Despite urgent need, Mediterranean countries, Commission choose delay over protection for disappearing sharks and rays
With 41% of the sharks and rays threatened, the Mediterranean is the most dangerous sea for these species.
Press Release Date: May 23, 2011
Marta Madina | email: email@example.com | tel.: Marta Madina
Last week’s meeting of the Barcelona Convention concluded with no decision – only a delay – on the potential protection of ten species of threatened and endangered sharks and rays in the Mediterranean Sea. Oceana is extremely disappointed by this outcome, given the threatened status of these species in the Mediterranean, and the fact that the primary threat responsible – overfishing – continues. The Mediterranean is the region of greatest risk globally to sharks and rays, with 41% of species considered threatened, compared to 17% globally.

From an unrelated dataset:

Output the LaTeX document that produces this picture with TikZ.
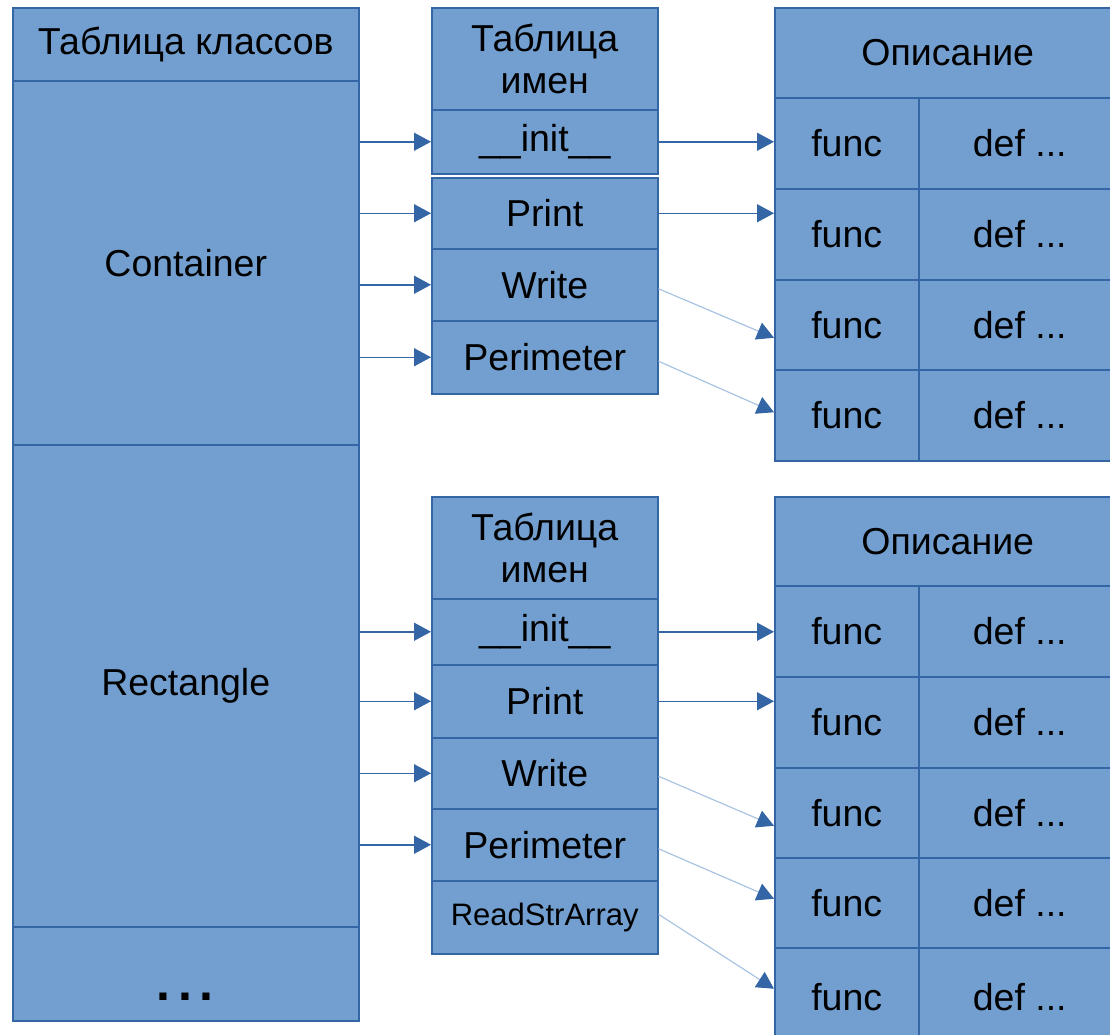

“The evidence is very clear: the sharks and rays in question have decreased markedly in number, some by as much as 99% during the last century, they have disappeared from areas where they were once common, and they remain at risk, due to overfishing and habitat destruction,” said Ricardo Aguilar, Research Director for Oceana in Europe. “The possibility of increasing protection of these species was first raised in 2009 – any further delay is unnecessary and inexcusable. Oceana urges Mediterranean nations and the European Commission to finally assume their responsibility for the state of these species at their next meeting, and make the necessary decisions for their protection.”
Citing the need for further consultation, the European Commission and Mediterranean nations opted to postpone discussion about the inclusion of these species under Annex II of the Barcelona Convention, until a meeting in September of this year. Inclusion under this annex would represent a critical measure for safeguarding these sharks and rays in the region, because it would require countries to undertake maximum efforts for protection and recovery.